14. Science / D. Explanation / 2. Types of Explanation / c. Explanations by coherence
13071 We can go beyond mere causal explanations if we believe in an 'order of being' [Cover/O'Leary-Hawthorne]
     Full Idea: The philosopher comfortable with an 'order of being' has richer resources to make sense of the 'in virtue of' relation than that provided only by causal relations between states of affairs, positing in addition other sorts of explanatory relationships.
     From: Cover,J/O'Leary-Hawthorne,J (Substance and Individuation in Leibniz [1999], 1.1.2)
     A reaction: This might best be characterised as 'ontological dependence', and could be seen as a non-causal but fundamental explanatory relationship, and not one that has to depend on a theistic world view.
15. Nature of Minds / A. Nature of Mind / 3. Mental Causation
6120 Causation depends on intrinsic properties [Mellor/Crane]
     Full Idea: The problem thoughts pose for causation is that causation depends directly only on intrinsic properties, whereas the causal powers of token thoughts depend on their contents, which are not intrinsic.

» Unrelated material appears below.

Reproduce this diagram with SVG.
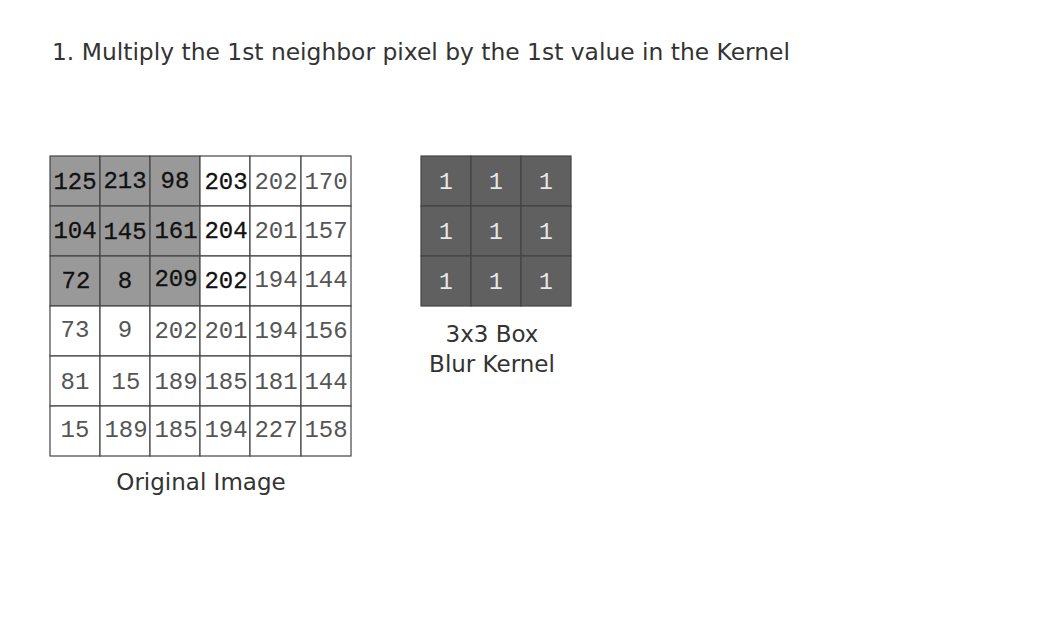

     From: DH Mellor / T Crane (There is no question of physicalism [1990], p.194)
     A reaction: This, as we find later in the paper, depends on an externalist account of thoughts. Could a relational property not be causal? Edinburgh's being wetter than London is caused by its being further north?

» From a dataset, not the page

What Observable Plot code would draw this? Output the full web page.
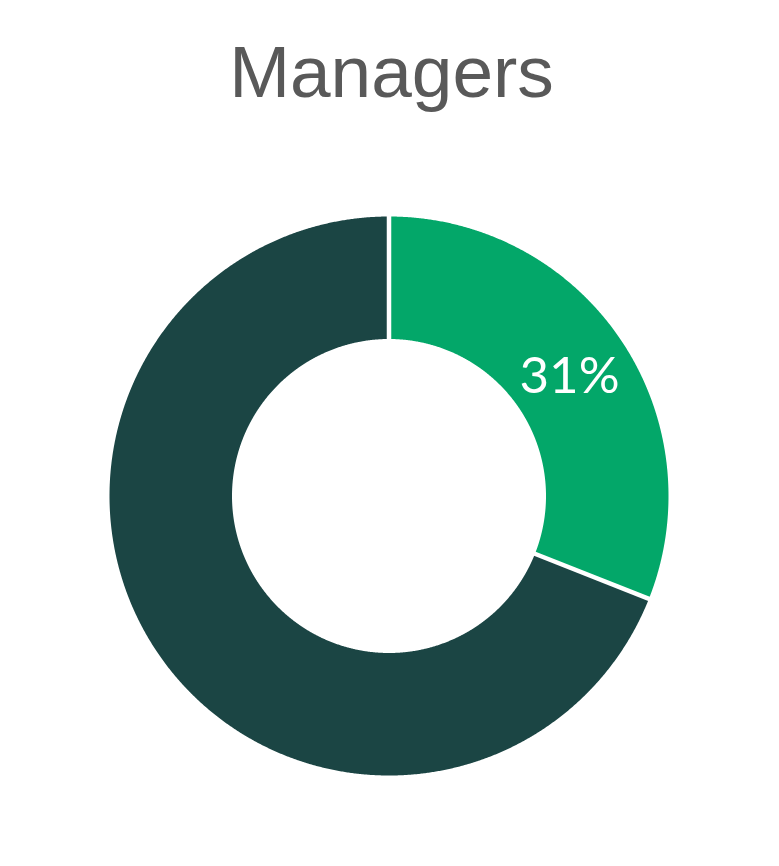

17. Mind and Body / D. Property Dualism / 2. Anomalous Monism
6121 There are many psychophysicals laws - about the effects of sweets, colours and soft cushions [Mellor/Crane]

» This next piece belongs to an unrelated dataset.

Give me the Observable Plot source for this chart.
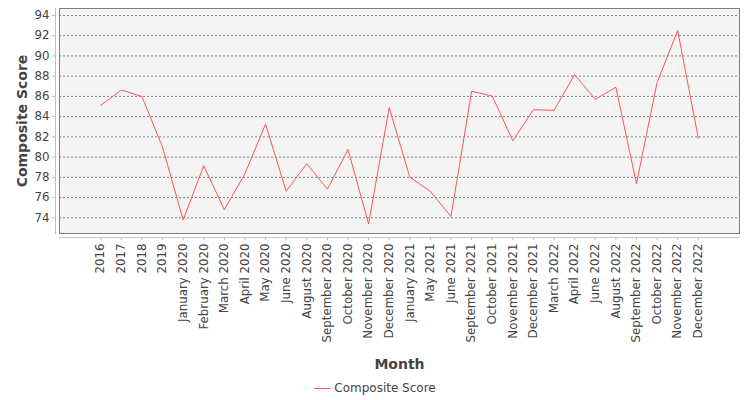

     Full Idea: There are many psychophysical laws, linking sensations to non-mental features of those who have them; the industries of anaesthetics, scents, narcotics, sweeteners, coloured paints, loudspeakers and soft cushions depend on them.
     From: DH Mellor / T Crane (There is no question of physicalism [1990], p.198)
     A reaction: It may be expressing it a little strongly to call these 'laws', but they are certainly reliable regularities, and they are probably enough to undermine Davidson's claim that such laws don't exist.
17. Mind and Body / E. Mind as Physical / 7. Anti-Physicalism / a. Physicalism critique
6122 No defences of physicalism can deprive psychology of the ontological authority of other sciences [Mellor/Crane]
     Full Idea: Neither laws nor causation nor claims of supervenience (the last refuge of the physicalist) deprive psychology of the ontological authority of non-mental science.
     From: DH Mellor / T Crane (There is no question of physicalism [1990], p.203)
     A reaction: There is no need to defend the practice of psychologists (or garden designers) from the depradations of bandit physicalists. But what is the ontology of psychology if it isn't dualist or physicalist?